Your goal: Restate the data exactly as given and keep the pictures out.

Record excerpts:
>> START
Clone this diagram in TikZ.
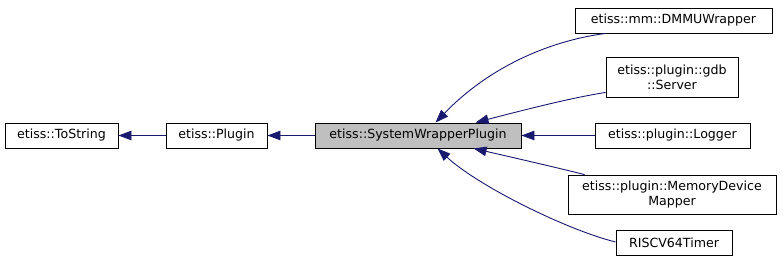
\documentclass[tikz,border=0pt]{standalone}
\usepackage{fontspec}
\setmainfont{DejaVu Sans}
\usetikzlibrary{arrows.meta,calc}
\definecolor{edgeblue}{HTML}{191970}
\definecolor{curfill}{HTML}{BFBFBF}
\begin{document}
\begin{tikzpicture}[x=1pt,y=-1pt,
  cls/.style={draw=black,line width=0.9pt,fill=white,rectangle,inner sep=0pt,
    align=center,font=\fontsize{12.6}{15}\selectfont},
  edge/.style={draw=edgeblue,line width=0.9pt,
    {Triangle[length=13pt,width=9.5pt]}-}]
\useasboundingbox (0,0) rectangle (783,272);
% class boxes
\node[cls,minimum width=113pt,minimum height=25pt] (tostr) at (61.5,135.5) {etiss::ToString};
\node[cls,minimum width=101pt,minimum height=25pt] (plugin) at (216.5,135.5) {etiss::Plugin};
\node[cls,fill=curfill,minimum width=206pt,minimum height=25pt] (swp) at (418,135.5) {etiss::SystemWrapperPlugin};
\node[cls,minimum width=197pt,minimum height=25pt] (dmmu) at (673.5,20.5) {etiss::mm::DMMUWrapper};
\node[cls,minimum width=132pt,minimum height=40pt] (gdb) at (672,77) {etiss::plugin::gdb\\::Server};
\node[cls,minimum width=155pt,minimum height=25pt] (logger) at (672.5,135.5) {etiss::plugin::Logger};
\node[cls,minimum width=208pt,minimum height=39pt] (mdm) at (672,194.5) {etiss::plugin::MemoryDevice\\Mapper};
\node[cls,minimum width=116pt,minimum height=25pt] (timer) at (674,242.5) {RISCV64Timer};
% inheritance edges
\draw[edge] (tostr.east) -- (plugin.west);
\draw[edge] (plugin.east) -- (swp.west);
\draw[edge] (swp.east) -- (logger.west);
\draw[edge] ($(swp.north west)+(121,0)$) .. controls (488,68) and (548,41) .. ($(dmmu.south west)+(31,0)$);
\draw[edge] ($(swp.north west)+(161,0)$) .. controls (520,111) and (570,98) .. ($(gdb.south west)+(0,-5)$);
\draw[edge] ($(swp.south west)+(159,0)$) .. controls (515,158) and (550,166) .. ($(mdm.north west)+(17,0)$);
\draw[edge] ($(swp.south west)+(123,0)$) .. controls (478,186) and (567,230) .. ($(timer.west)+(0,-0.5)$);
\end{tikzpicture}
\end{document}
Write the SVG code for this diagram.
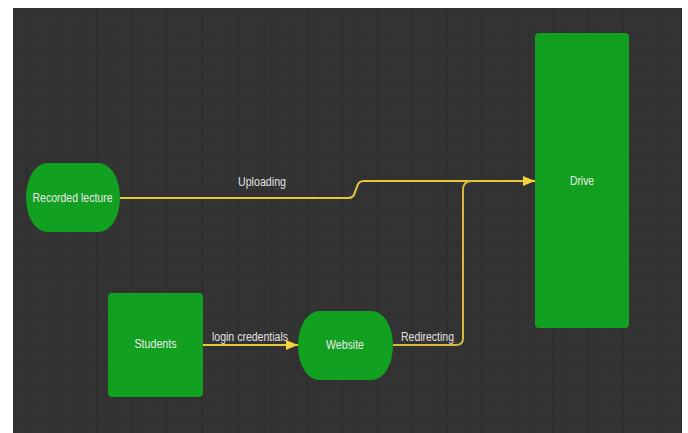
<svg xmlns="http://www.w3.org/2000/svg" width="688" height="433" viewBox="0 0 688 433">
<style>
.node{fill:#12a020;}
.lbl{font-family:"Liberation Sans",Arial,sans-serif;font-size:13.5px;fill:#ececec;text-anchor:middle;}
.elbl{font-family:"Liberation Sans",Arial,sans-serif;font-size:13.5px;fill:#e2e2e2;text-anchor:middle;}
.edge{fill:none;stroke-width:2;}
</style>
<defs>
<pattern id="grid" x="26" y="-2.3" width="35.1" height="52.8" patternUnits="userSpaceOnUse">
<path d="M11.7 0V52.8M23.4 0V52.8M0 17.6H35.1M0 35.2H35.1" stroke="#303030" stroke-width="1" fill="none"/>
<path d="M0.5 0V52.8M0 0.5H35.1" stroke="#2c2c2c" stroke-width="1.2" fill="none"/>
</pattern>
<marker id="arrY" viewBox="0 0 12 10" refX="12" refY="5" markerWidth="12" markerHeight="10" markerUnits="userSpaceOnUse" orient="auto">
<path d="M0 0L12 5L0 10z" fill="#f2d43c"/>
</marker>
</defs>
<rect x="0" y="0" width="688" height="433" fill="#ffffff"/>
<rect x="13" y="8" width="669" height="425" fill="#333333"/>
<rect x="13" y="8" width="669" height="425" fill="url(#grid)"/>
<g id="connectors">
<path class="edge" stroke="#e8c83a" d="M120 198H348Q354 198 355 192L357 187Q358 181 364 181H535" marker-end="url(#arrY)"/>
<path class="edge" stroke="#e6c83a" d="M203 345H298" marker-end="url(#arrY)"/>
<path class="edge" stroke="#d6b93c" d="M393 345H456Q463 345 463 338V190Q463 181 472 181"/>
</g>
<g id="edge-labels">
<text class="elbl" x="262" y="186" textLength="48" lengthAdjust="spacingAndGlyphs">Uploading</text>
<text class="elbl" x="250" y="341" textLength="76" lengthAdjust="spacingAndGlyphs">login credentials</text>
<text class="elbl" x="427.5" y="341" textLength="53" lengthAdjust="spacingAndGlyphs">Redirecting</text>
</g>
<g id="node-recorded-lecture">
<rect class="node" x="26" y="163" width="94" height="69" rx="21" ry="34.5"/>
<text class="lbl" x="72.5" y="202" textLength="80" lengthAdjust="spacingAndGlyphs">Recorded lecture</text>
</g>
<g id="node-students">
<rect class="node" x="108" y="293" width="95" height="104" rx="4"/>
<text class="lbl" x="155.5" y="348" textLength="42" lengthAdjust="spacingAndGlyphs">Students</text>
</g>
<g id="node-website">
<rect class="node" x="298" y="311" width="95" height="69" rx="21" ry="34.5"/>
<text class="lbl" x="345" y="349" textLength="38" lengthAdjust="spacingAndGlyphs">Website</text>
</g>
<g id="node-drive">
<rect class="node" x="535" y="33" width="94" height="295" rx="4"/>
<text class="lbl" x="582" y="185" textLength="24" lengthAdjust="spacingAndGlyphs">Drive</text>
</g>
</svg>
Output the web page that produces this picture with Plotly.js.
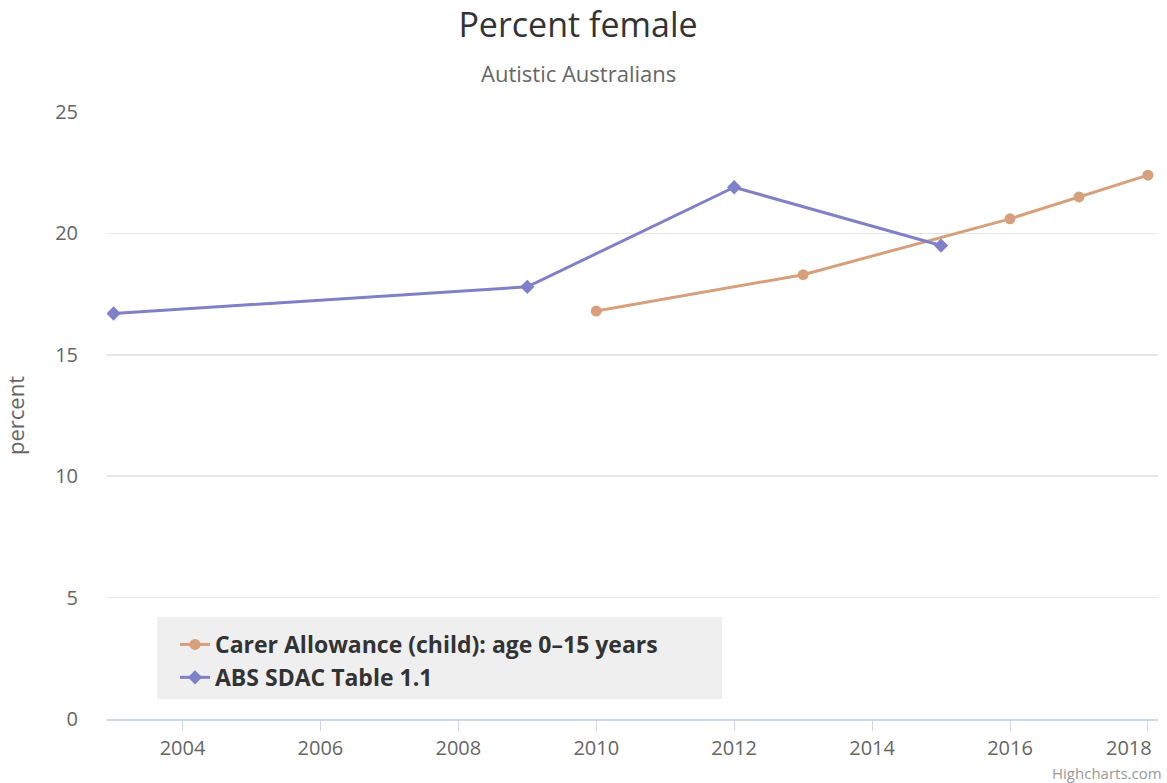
>> END
Solution to the problem:
Clone this diagram in TikZ.
\documentclass[tikz,border=0pt]{standalone}
\usepackage{fontspec}
\setmainfont{DejaVu Sans}
\usetikzlibrary{arrows.meta,calc}
\definecolor{edgeblue}{HTML}{191970}
\definecolor{curfill}{HTML}{BFBFBF}
\begin{document}
\begin{tikzpicture}[x=1pt,y=-1pt,
  cls/.style={draw=black,line width=0.9pt,fill=white,rectangle,inner sep=0pt,
    align=center,font=\fontsize{12.6}{15}\selectfont},
  edge/.style={draw=edgeblue,line width=0.9pt,
    {Triangle[length=13pt,width=9.5pt]}-}]
\useasboundingbox (0,0) rectangle (783,272);
% class boxes
\node[cls,minimum width=113pt,minimum height=25pt] (tostr) at (61.5,135.5) {etiss::ToString};
\node[cls,minimum width=101pt,minimum height=25pt] (plugin) at (216.5,135.5) {etiss::Plugin};
\node[cls,fill=curfill,minimum width=206pt,minimum height=25pt] (swp) at (418,135.5) {etiss::SystemWrapperPlugin};
\node[cls,minimum width=197pt,minimum height=25pt] (dmmu) at (673.5,20.5) {etiss::mm::DMMUWrapper};
\node[cls,minimum width=132pt,minimum height=40pt] (gdb) at (672,77) {etiss::plugin::gdb\\::Server};
\node[cls,minimum width=155pt,minimum height=25pt] (logger) at (672.5,135.5) {etiss::plugin::Logger};
\node[cls,minimum width=208pt,minimum height=39pt] (mdm) at (672,194.5) {etiss::plugin::MemoryDevice\\Mapper};
\node[cls,minimum width=116pt,minimum height=25pt] (timer) at (674,242.5) {RISCV64Timer};
% inheritance edges
\draw[edge] (tostr.east) -- (plugin.west);
\draw[edge] (plugin.east) -- (swp.west);
\draw[edge] (swp.east) -- (logger.west);
\draw[edge] ($(swp.north west)+(121,0)$) .. controls (488,68) and (548,41) .. ($(dmmu.south west)+(31,0)$);
\draw[edge] ($(swp.north west)+(161,0)$) .. controls (520,111) and (570,98) .. ($(gdb.south west)+(0,-5)$);
\draw[edge] ($(swp.south west)+(159,0)$) .. controls (515,158) and (550,166) .. ($(mdm.north west)+(17,0)$);
\draw[edge] ($(swp.south west)+(123,0)$) .. controls (478,186) and (567,230) .. ($(timer.west)+(0,-0.5)$);
\end{tikzpicture}
\end{document}
Write the SVG code for this diagram.
<svg xmlns="http://www.w3.org/2000/svg" width="688" height="433" viewBox="0 0 688 433">
<style>
.node{fill:#12a020;}
.lbl{font-family:"Liberation Sans",Arial,sans-serif;font-size:13.5px;fill:#ececec;text-anchor:middle;}
.elbl{font-family:"Liberation Sans",Arial,sans-serif;font-size:13.5px;fill:#e2e2e2;text-anchor:middle;}
.edge{fill:none;stroke-width:2;}
</style>
<defs>
<pattern id="grid" x="26" y="-2.3" width="35.1" height="52.8" patternUnits="userSpaceOnUse">
<path d="M11.7 0V52.8M23.4 0V52.8M0 17.6H35.1M0 35.2H35.1" stroke="#303030" stroke-width="1" fill="none"/>
<path d="M0.5 0V52.8M0 0.5H35.1" stroke="#2c2c2c" stroke-width="1.2" fill="none"/>
</pattern>
<marker id="arrY" viewBox="0 0 12 10" refX="12" refY="5" markerWidth="12" markerHeight="10" markerUnits="userSpaceOnUse" orient="auto">
<path d="M0 0L12 5L0 10z" fill="#f2d43c"/>
</marker>
</defs>
<rect x="0" y="0" width="688" height="433" fill="#ffffff"/>
<rect x="13" y="8" width="669" height="425" fill="#333333"/>
<rect x="13" y="8" width="669" height="425" fill="url(#grid)"/>
<g id="connectors">
<path class="edge" stroke="#e8c83a" d="M120 198H348Q354 198 355 192L357 187Q358 181 364 181H535" marker-end="url(#arrY)"/>
<path class="edge" stroke="#e6c83a" d="M203 345H298" marker-end="url(#arrY)"/>
<path class="edge" stroke="#d6b93c" d="M393 345H456Q463 345 463 338V190Q463 181 472 181"/>
</g>
<g id="edge-labels">
<text class="elbl" x="262" y="186" textLength="48" lengthAdjust="spacingAndGlyphs">Uploading</text>
<text class="elbl" x="250" y="341" textLength="76" lengthAdjust="spacingAndGlyphs">login credentials</text>
<text class="elbl" x="427.5" y="341" textLength="53" lengthAdjust="spacingAndGlyphs">Redirecting</text>
</g>
<g id="node-recorded-lecture">
<rect class="node" x="26" y="163" width="94" height="69" rx="21" ry="34.5"/>
<text class="lbl" x="72.5" y="202" textLength="80" lengthAdjust="spacingAndGlyphs">Recorded lecture</text>
</g>
<g id="node-students">
<rect class="node" x="108" y="293" width="95" height="104" rx="4"/>
<text class="lbl" x="155.5" y="348" textLength="42" lengthAdjust="spacingAndGlyphs">Students</text>
</g>
<g id="node-website">
<rect class="node" x="298" y="311" width="95" height="69" rx="21" ry="34.5"/>
<text class="lbl" x="345" y="349" textLength="38" lengthAdjust="spacingAndGlyphs">Website</text>
</g>
<g id="node-drive">
<rect class="node" x="535" y="33" width="94" height="295" rx="4"/>
<text class="lbl" x="582" y="185" textLength="24" lengthAdjust="spacingAndGlyphs">Drive</text>
</g>
</svg>
Output the web page that produces this picture with Plotly.js.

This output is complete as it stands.